Legislators from the administration and pan-democratic camps slammed Secretary for Education Eddie Ng Hak-kim after he unveiled a HK$5 million budget for schools to address the recent spate of student suicides.
Attending a special panel meeting on education at the Legislative Council Monday night, Ng said every government-backed primary and secondary school will be entitled to HK$5,000 under the Home-School Cooperation Grants, which can be used by parent-teacher associations to organize seminars and activities to support the students’ mental health development, Apple Daily reported.
Lawmakers voiced doubts if the grant would be of any help to the alarming increase in the number of student suicides.
Starry Lee Wai-king, chairwoman of the Democratic Alliance for the Betterment and Progress of Hong Kong, said schools could hardly do anything with such a small budget.
Kenneth Chan Ka-lok of the Civic Party said the measure would only add to the burden of frontline teachers, who are already overworked, as they would have to take care of organizing such activities on the campus.
Michael Tien Puk-sun, deputy chairman of the New People’s Party, said the education bureau should instead review the education system to see how the pressures on students could be eased, especially with regard to the amount of homework they are given daily.
Tien said students spend an average of 10 hours in school, and then complete seven to 10 assignments at home every day.
The situation gets worse during holidays, when they are supposed to take a rest but are actually given more homework, he said, adding that he knew of a case in which a student was asked to do a record 23 assignments during the period.

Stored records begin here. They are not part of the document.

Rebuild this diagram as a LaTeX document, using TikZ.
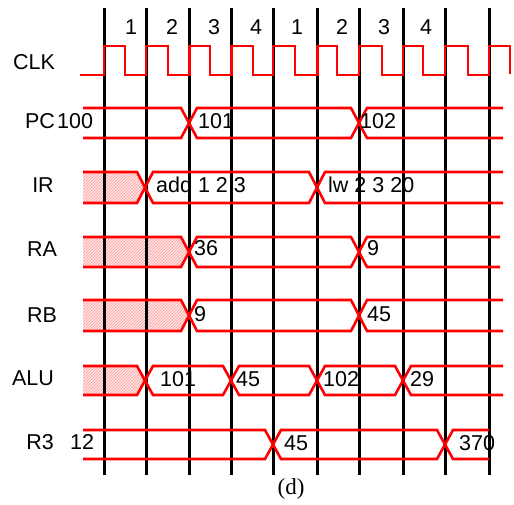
\documentclass[tikz,border=0pt]{standalone}
\usepackage{fontspec}
\setmainfont{Liberation Sans}
\newfontfamily\serifd{Liberation Serif}
\usetikzlibrary{patterns}
\newcommand\busfirst[4]{\draw[bus] (#3,#1) -- ({#4-8},#1) -- (#4,{(#1+#2)/2}) -- ({#4-8},#2) -- (#3,#2);}
\newcommand\hatchfirst[4]{\fill[red!10] (#3,#1) -- ({#4-8},#1) -- (#4,{(#1+#2)/2}) -- ({#4-8},#2) -- (#3,#2) -- cycle;
 \fill[hatch] (#3,#1) -- ({#4-8},#1) -- (#4,{(#1+#2)/2}) -- ({#4-8},#2) -- (#3,#2) -- cycle;}
\newcommand\busmid[4]{\draw[bus] (#3,{(#1+#2)/2}) -- ({#3+8},#1) -- ({#4-8},#1) -- (#4,{(#1+#2)/2}) -- ({#4-8},#2) -- ({#3+8},#2) -- cycle;}
\newcommand\buslast[4]{\draw[bus] (#4,#1) -- ({#3+8},#1) -- (#3,{(#1+#2)/2}) -- ({#3+8},#2) -- (#4,#2);}
\begin{document}
\begin{tikzpicture}[x=1pt,y=-1pt,
  bus/.style={draw=red,line width=2.6pt},
  hatch/.style={pattern=north east lines,pattern color=red!40},
  grid/.style={draw=black,line width=3pt},
  txt/.style={inner sep=0pt,font=\fontsize{21.5}{24}\selectfont},
  val/.style={txt,anchor=west}]
\useasboundingbox (0,0) rectangle (514,504);
% hatched unknown regions
\hatchfirst{172}{203}{83}{145}
\hatchfirst{237}{267}{83}{189}
\hatchfirst{300}{331}{83}{189}
\hatchfirst{366}{395}{83}{145}
% cycle lines
\foreach \x in {104,146,189.5,231.5,273,317.5,359,403,445,489}
  \draw[grid] (\x,8) -- (\x,475);
% PC
\busfirst{108}{138}{83}{189}
\busmid{108}{138}{189}{359}
\buslast{108}{138}{359}{503}
% IR
\busfirst{172}{203}{83}{145}
\busmid{172}{203}{145}{317}
\buslast{172}{203}{317}{503}
% RA
\busfirst{237}{267}{83}{189}
\busmid{237}{267}{189}{359}
\buslast{237}{267}{359}{500}
% RB
\busfirst{300}{331}{83}{189}
\busmid{300}{331}{189}{359}
\buslast{300}{331}{359}{503}
% ALU
\busfirst{366}{395}{83}{145}
\busmid{366}{395}{145}{231}
\busmid{366}{395}{231}{317}
\busmid{366}{395}{317}{403}
\buslast{366}{395}{403}{503}
% R3
\busfirst{430}{459}{83}{273}
\busmid{430}{459}{273}{445}
\buslast{430}{459}{445}{489}
% clock
\draw[bus,line join=miter] (80,75)
  -- (104,75) -- (104,46) -- (125,46) -- (125,75)
  -- (146,75) -- (146,46) -- (168,46) -- (168,75)
  -- (189.5,75) -- (189.5,46) -- (210,46) -- (210,75)
  -- (231.5,75) -- (231.5,46) -- (253,46) -- (253,75)
  -- (273,75) -- (273,46) -- (295,46) -- (295,75)
  -- (317.5,75) -- (317.5,46) -- (337,46) -- (337,75)
  -- (359,75) -- (359,46) -- (382,46) -- (382,75)
  -- (403,75) -- (403,46) -- (423,46) -- (423,75)
  -- (445,75) -- (445,46) -- (468,46) -- (468,75)
  -- (489,75) -- (489,46) -- (510,46) -- (510,74);
% cycle numbers
\node[txt] (n1) at (131,27) {1};
\node[txt] (n2) at (172,27) {2};
\node[txt] (n3) at (214,27) {3};
\node[txt] (n4) at (256,27) {4};
\node[txt] (n5) at (297,27) {1};
\node[txt] (n6) at (342,27) {2};
\node[txt] (n7) at (384,27) {3};
\node[txt] (n8) at (426,27) {4};
% row labels
\node[txt] (lclk) at (34,62.5) {CLK};
\node[txt] (lpc) at (40,121) {PC};
\node[val] (vpc0) at (57,121) {100};
\node[txt] (lir) at (43,185) {IR};
\node[txt] (lra) at (42,249) {RA};
\node[txt] (lrb) at (42,315) {RB};
\node[txt] (lalu) at (33,378) {ALU};
\node[txt] (lr3) at (40,442) {R3};
\node[val] (vr30) at (70,442) {12};
% values
\node[val] (vpc1) at (198,121) {101};
\node[val] (vpc2) at (360,121) {102};
\node[val] (vir1) at (156,185) {add 1 2 3};
\node[val] (vir2) at (328,185) {lw 2 3 20};
\node[val] (vra1) at (194,248) {36};
\node[val] (vra2) at (367,248) {9};
\node[val] (vrb1) at (194,314) {9};
\node[val] (vrb2) at (367,314) {45};
\node[val] (val1) at (160,379) {101};
\node[val] (val2) at (236,379) {45};
\node[val] (val3) at (323,379) {102};
\node[val] (val4) at (410,379) {29};
\node[val] (vr31) at (284,443) {45};
\node[val] (vr32) at (459,443) {370};
\node[inner sep=0pt,font=\serifd\fontsize{23}{26}\selectfont] (cap) at (291,489) {(d)};
\end{tikzpicture}
\end{document}
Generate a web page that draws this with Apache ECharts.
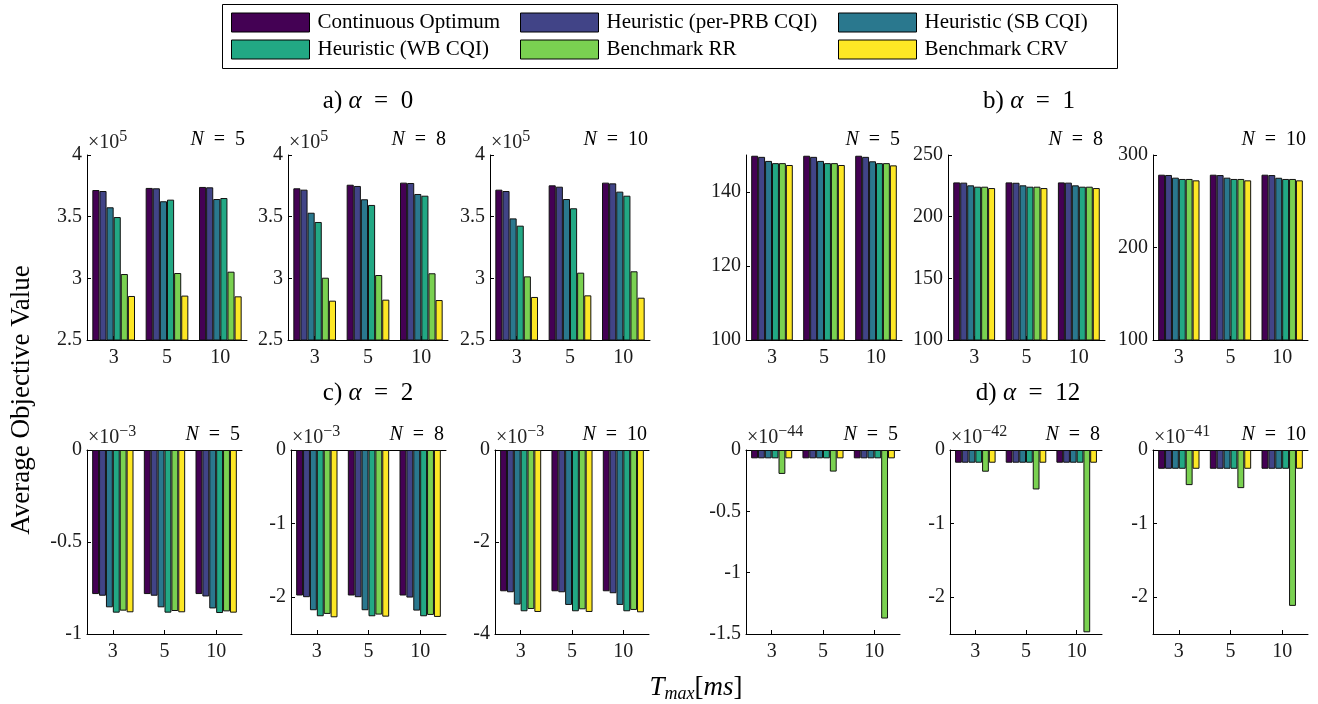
<!DOCTYPE html>
<html>
<head>
<meta charset="utf-8">
<script src="https://cdn.jsdelivr.net/npm/echarts@6/dist/echarts.min.js"></script>
<style>html,body{margin:0;padding:0;background:#fff}#c{width:1318px;height:704px}</style>
</head>
<body>
<div id="c"></div>
<script>
// ---------------- DATA ----------------
const categories = ['3', '5', '10'];
const seriesNames = ['Continuous Optimum', 'Heuristic (per-PRB CQI)', 'Heuristic (SB CQI)',
                     'Heuristic (WB CQI)', 'Benchmark RR', 'Benchmark CRV'];
const colors = ['#440154', '#414487', '#2A788E', '#22A884', '#7AD151', '#FDE725'];

// alpha = 0 (values in units of 1e5); rows = series, cols = T_max 3,5,10
const a0_N5 = [[3.716,3.733,3.741],[3.708,3.730,3.738],[3.576,3.625,3.643],[3.497,3.638,3.651],[3.035,3.043,3.054],[2.857,2.860,2.854]];
const a0_N8 = [[3.730,3.759,3.776],[3.719,3.749,3.773],[3.532,3.641,3.684],[3.457,3.595,3.670],[3.005,3.027,3.041],[2.819,2.827,2.824]];
const a0_N10 = [[3.719,3.754,3.776],[3.708,3.743,3.770],[3.486,3.643,3.703],[3.427,3.568,3.670],[3.016,3.046,3.057],[2.849,2.862,2.843]];
// alpha = 1
const a1_N5 = [[149.8,149.8,149.8],[149.5,149.5,149.5],[148.4,148.4,148.3],[147.8,147.8,147.8],[147.8,147.8,147.8],[147.3,147.3,147.2]];
const a1_N8 = [[227.8,227.8,227.8],[227.6,227.5,227.6],[225.4,225.4,225.4],[224.3,224.3,224.3],[224.3,224.3,224.3],[223.2,223.2,223.2]];
const a1_N10 = [[278.7,278.7,278.7],[278.4,278.3,278.3],[275.5,275.5,275.4],[274.1,274.1,274.1],[274.1,274.1,274.1],[272.6,272.6,272.6]];
// alpha = 2 (units of 1e-3)
const a2_N5 = [[-0.783,-0.783,-0.783],[-0.792,-0.792,-0.796],[-0.855,-0.855,-0.861],[-0.884,-0.884,-0.886],[-0.873,-0.875,-0.877],[-0.882,-0.882,-0.884]];
const a2_N8 = [[-1.977,-1.977,-1.977],[-2.000,-2.000,-2.005],[-2.177,-2.177,-2.182],[-2.259,-2.259,-2.259],[-2.227,-2.236,-2.241],[-2.273,-2.264,-2.268]];
const a2_N10 = [[-3.071,-3.071,-3.071],[-3.093,-3.093,-3.114],[-3.361,-3.368,-3.368],[-3.506,-3.506,-3.506],[-3.456,-3.463,-3.477],[-3.521,-3.521,-3.528]];
// alpha = 12 (units of 1e-44, 1e-42, 1e-41)
const a12_N5 = [[-0.068,-0.068,-0.068],[-0.068,-0.068,-0.068],[-0.068,-0.068,-0.068],[-0.068,-0.068,-0.068],[-0.195,-0.176,-1.374],[-0.068,-0.068,-0.068]];
const a12_N8 = [[-0.173,-0.173,-0.173],[-0.173,-0.173,-0.173],[-0.173,-0.173,-0.173],[-0.173,-0.173,-0.173],[-0.295,-0.536,-2.477],[-0.173,-0.173,-0.173]];
const a12_N10 = [[-0.255,-0.255,-0.255],[-0.255,-0.255,-0.255],[-0.255,-0.255,-0.255],[-0.255,-0.255,-0.255],[-0.477,-0.518,-2.118],[-0.255,-0.255,-0.255]];

// axis ranges and tick labels
const yRange = [[2.5,4],[2.5,4],[2.5,4],[100,150],[100,250],[100,300],
                [-1,0],[-2.5,0],[-4,0],[-1.5,0],[-2.5,0],[-2.5,0]];
const yTicks = [[2.5,3,3.5,4],[2.5,3,3.5,4],[2.5,3,3.5,4],[100,120,140],[100,150,200,250],[100,200,300],
                [-1,-0.5,0],[-2,-1,0],[-4,-2,0],[-1.5,-1,-0.5,0],[-2,-1,0],[-2,-1,0]];
const exponents = ['5','5','5',null,null,null,'−3','−3','−3','−44','−42','−41'];
const nValues = ['5','8','10','5','8','10','5','8','10','5','8','10'];
const titlePrefixes = ['a)', 'b)', 'c)', 'd)'];
const alphaValues = ['0', '1', '2', '12'];
const panelData = [a0_N5, a0_N8, a0_N10, a1_N5, a1_N8, a1_N10, a2_N5, a2_N8, a2_N10, a12_N5, a12_N8, a12_N10];

// ---------------- LAYOUT ----------------
const FONT = '"Liberation Serif", "DejaVu Serif", serif';
const SP = '\u2002';
const gridBoxes = [
  [87,155,160,185],[288,155,160,185],[490,155,160,185],[746,155,156,185],[948,155,157,185],[1153,155,155,185],
  [87,450,155,184],[291,450,155,184],[495,450,154,184],[746,450,154,184],[950,450,152,184],[1153,450,155,184]
];

const grid = [], xAxis = [], yAxis = [], series = [], graphic = [];
gridBoxes.forEach((b, p) => {
  grid.push({left: b[0], top: b[1], width: b[2], height: b[3]});
  xAxis.push({
    type: 'category', gridIndex: p, data: categories, position: 'bottom',
    axisLine: {onZero: false, lineStyle: {color: '#000', width: 1}},
    axisTick: {show: true, inside: true, alignWithLabel: true, length: 4, lineStyle: {color: '#000'}},
    axisLabel: {color: '#1a1a1a', fontFamily: FONT, fontSize: 20, margin: 8}
  });
  yAxis.push({
    type: 'value', gridIndex: p, min: yRange[p][0], max: yRange[p][1],
    axisLine: {show: true, onZero: false, lineStyle: {color: '#000', width: 1}},
    axisTick: {show: true, inside: true, length: 4, customValues: yTicks[p], lineStyle: {color: '#000'}},
    axisLabel: {customValues: yTicks[p], color: '#1a1a1a', fontFamily: FONT, fontSize: 20, margin: 5},
    splitLine: {show: false}
  });
  panelData[p].forEach((vals, k) => {
    series.push({
      type: 'bar', name: seriesNames[k], xAxisIndex: p, yAxisIndex: p, data: vals,
      barGap: '0%', barCategoryGap: '20%',
      itemStyle: {color: colors[k], borderColor: '#111', borderWidth: 1},
      emphasis: {disabled: true}, animation: false
    });
  });
  // N label
  graphic.push({
    type: 'text', x: b[0] + b[2] - 2, y: b[1] - 15,
    style: {text: '{i|N}' + SP + '=' + SP + nValues[p], align: 'right', verticalAlign: 'middle',
      fontFamily: FONT, fontSize: 20, fill: '#000', rich: {i: {fontStyle: 'italic', fontFamily: FONT, fontSize: 20}}}
  });
  if (exponents[p]) {
    graphic.push({
      type: 'text', x: b[0] + 1, y: b[1] - 14,
      style: {text: '{a|×10}{s|' + exponents[p] + '}', align: 'left', verticalAlign: 'middle', fill: '#222',
        rich: {a: {fontFamily: FONT, fontSize: 20, lineHeight: 24, verticalAlign: 'bottom'},
               s: {fontFamily: FONT, fontSize: 16, lineHeight: 24, verticalAlign: 'top'}}}
    });
  }
});
// baselines at zero for lower row
for (let p = 6; p < 12; p++) {
  xAxis.push({
    type: 'category', gridIndex: p, data: categories, position: 'top',
    axisLine: {onZero: false, lineStyle: {color: '#000', width: 1}},
    axisTick: {show: false}, axisLabel: {show: false}
  });
}

// panel titles
[[368, 101], [1029, 101], [368, 393], [1028, 393]].forEach((t, i) => {
  graphic.push({
    type: 'text', x: t[0], y: t[1],
    style: {text: titlePrefixes[i] + ' {i|α}' + SP + '=' + SP + alphaValues[i], align: 'center', verticalAlign: 'middle',
      fontFamily: FONT, fontSize: 25, fill: '#000', rich: {i: {fontStyle: 'italic', fontFamily: FONT, fontSize: 25}}}
  });
});
// axis titles
graphic.push({
  type: 'text', x: 22, y: 400, rotation: Math.PI / 2,
  style: {text: 'Average Objective Value', align: 'center', verticalAlign: 'middle', fontFamily: FONT, fontSize: 27, fill: '#000'}
});
graphic.push({
  type: 'text', x: 696, y: 688,
  style: {text: '{i|T}{s|max}[{i|ms}]', align: 'center', verticalAlign: 'middle', fill: '#000', fontFamily: FONT, fontSize: 27,
    rich: {i: {fontStyle: 'italic', fontFamily: FONT, fontSize: 27, lineHeight: 30},
           s: {fontStyle: 'italic', fontFamily: FONT, fontSize: 18, lineHeight: 30, verticalAlign: 'bottom'}}}
});
// legend box
graphic.push({
  type: 'rect', z: -10, shape: {x: 222.5, y: 4.5, width: 895, height: 64},
  style: {fill: 'none', stroke: '#000', lineWidth: 1}
});

const legendPos = [[231, 12], [520, 12], [838, 12], [231, 39], [520, 39], [838, 39]];
const legend = legendPos.map((pos, k) => ({
  left: pos[0], top: pos[1], itemWidth: 78, itemHeight: 19, selectedMode: false, icon: 'rect',
  data: [{name: seriesNames[k], itemStyle: {color: colors[k], borderColor: '#000', borderWidth: 1}}],
  textStyle: {fontFamily: FONT, fontSize: 21, color: '#000', padding: [0, 0, 0, 3]},
  padding: 0
}));

const chart = echarts.init(document.getElementById('c'), null, {renderer: 'canvas'});
chart.setOption({
  animation: false, backgroundColor: '#fff',
  grid, xAxis, yAxis, series, legend, graphic
});
</script>
</body>
</html>
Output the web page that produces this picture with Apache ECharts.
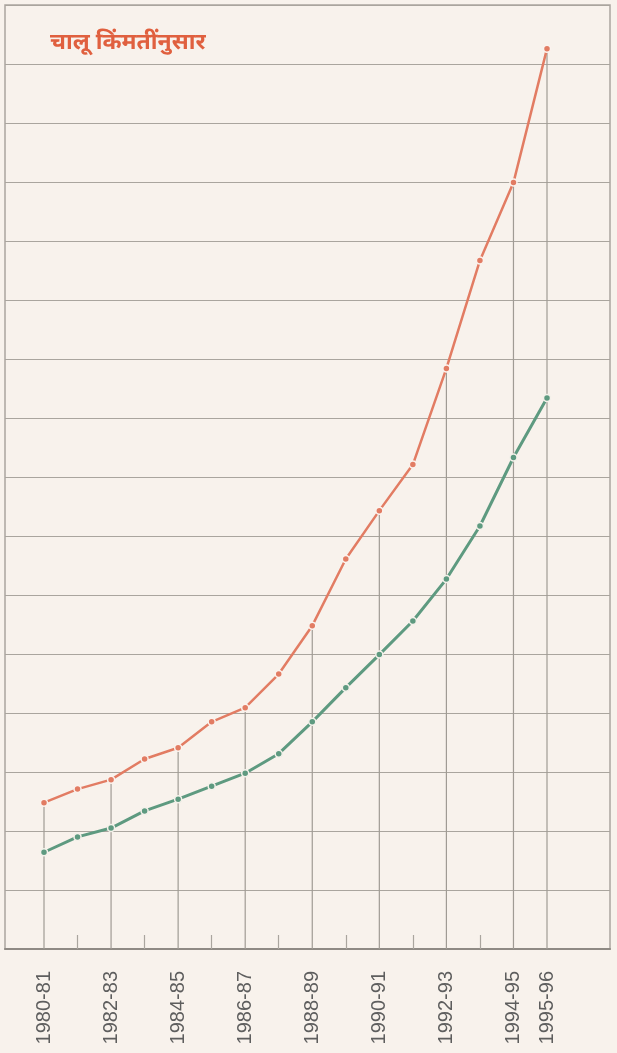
<!DOCTYPE html>
<html>
<head>
<meta charset="utf-8">
<script src="https://cdn.jsdelivr.net/npm/echarts@6/dist/echarts.min.js"></script>
<style>
  html, body { margin: 0; padding: 0; background: #f8f2ec; }
  #chart { width: 617px; height: 1053px; }
</style>
</head>
<body>
<div id="chart"></div>
<script>
// Per capita income at current prices (Rs.), 1980-81 to 1995-96
const years = [
  '1980-81', '1981-82', '1982-83', '1983-84', '1984-85', '1985-86',
  '1986-87', '1987-88', '1988-89', '1989-90', '1990-91', '1991-92',
  '1992-93', '1993-94', '1994-95', '1995-96'
];
// Years that carry a label and a drop line on the axis
const labelledYears = [
  '1980-81', '1982-83', '1984-85', '1986-87', '1988-89',
  '1990-91', '1992-93', '1994-95', '1995-96'
];
const upperSeries = [
  2480, 2710, 2870, 3220, 3410, 3850, 4090, 4660,
  5480, 6610, 7430, 8210, 9840, 11670, 12990, 15260
];
const lowerSeries = [
  1640, 1900, 2050, 2340, 2540, 2760, 2980, 3310,
  3850, 4430, 4990, 5560, 6270, 7170, 8330, 9340
];
const yTicks = { min: 0, max: 16000, step: 1000 };
const title = 'चालू किंमतींनुसार';

const gridColor = '#aaa59e';
const upperColor = '#e27c63';
const lowerColor = '#5e9a80';
const bg = '#f8f2ec';

const isLabelled = (i) => labelledYears.indexOf(years[i]) !== -1;

// Vertical drop lines from the upper series down to the axis
const dropLines = years.map((y, i) => (isLabelled(i) ? upperSeries[i] : null));

const chart = echarts.init(document.getElementById('chart'), null, { renderer: 'canvas' });

chart.setOption({
  backgroundColor: bg,
  animation: false,
  title: {
    text: title,
    left: 45,
    top: 28,
    textStyle: {
      color: '#e0603f',
      fontSize: 23,
      fontWeight: 'bold',
      fontFamily: '"Noto Sans Devanagari", "Noto Sans", sans-serif'
    }
  },
  grid: [
    // outer frame with horizontal rules
    { left: 5, right: 7, top: 5, bottom: 104, show: true, borderColor: gridColor, borderWidth: 1.5, backgroundColor: 'transparent' },
    // plotting area, first year to last year
    { left: 44, right: 70, top: 5, bottom: 104 }
  ],
  xAxis: [
    {
      gridIndex: 0, type: 'value', min: 0, max: 1,
      axisLine: { show: true, onZero: false, lineStyle: { color: '#8f8a84', width: 2 } },
      axisTick: { show: false }, axisLabel: { show: false }, splitLine: { show: false }
    },
    {
      gridIndex: 1, type: 'category', data: years, boundaryGap: false,
      axisLine: { show: false },
      axisTick: {
        show: true, inside: true, length: 14,
        interval: (i) => !isLabelled(i),
        lineStyle: { color: gridColor, width: 1.2 }
      },
      axisLabel: {
        show: true, rotate: 90, margin: 22,
        interval: (i) => isLabelled(i),
        color: '#5e5e5e', fontSize: 20,
        fontFamily: '"Liberation Sans", Arial, sans-serif'
      },
      splitLine: { show: false }
    }
  ],
  yAxis: [
    {
      gridIndex: 0, type: 'value', min: yTicks.min, max: yTicks.max, interval: yTicks.step,
      axisLine: { show: false }, axisTick: { show: false }, axisLabel: { show: false },
      splitLine: { show: true, lineStyle: { color: gridColor, width: 1.2 } }
    },
    {
      gridIndex: 1, type: 'value', min: yTicks.min, max: yTicks.max, interval: yTicks.step,
      axisLine: { show: false }, axisTick: { show: false }, axisLabel: { show: false },
      splitLine: { show: false }
    }
  ],
  series: [
    {
      type: 'bar', xAxisIndex: 1, yAxisIndex: 1,
      data: dropLines, barWidth: 1.2,
      itemStyle: { color: '#a09b94' },
      silent: true, z: 1
    },
    {
      type: 'line', xAxisIndex: 1, yAxisIndex: 1,
      data: upperSeries,
      symbol: 'circle', symbolSize: 7,
      lineStyle: { color: upperColor, width: 2.5 },
      itemStyle: { color: upperColor, borderColor: '#fbf3ee', borderWidth: 1.5 },
      z: 3
    },
    {
      type: 'line', xAxisIndex: 1, yAxisIndex: 1,
      data: lowerSeries,
      symbol: 'circle', symbolSize: 7,
      lineStyle: { color: lowerColor, width: 3 },
      itemStyle: { color: lowerColor, borderColor: '#f4f1ea', borderWidth: 1.5 },
      z: 3
    }
  ]
});
</script>
</body>
</html>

Ng replied the problem of oveloading students with assignments should have been eradicated since the bureau had been asking schools to focus on resolving the issue.
He asked Tien to cite concrete instances so the bureau could follow up on the cases.
Gary Fan Kwok-wai of the Neo-Democrats said the small financial offering only shows how much the government regards the welfare of Hong Kong students, adding that it is nowhere near the HK$1 billion “One Belt, One Road” scholarship fund.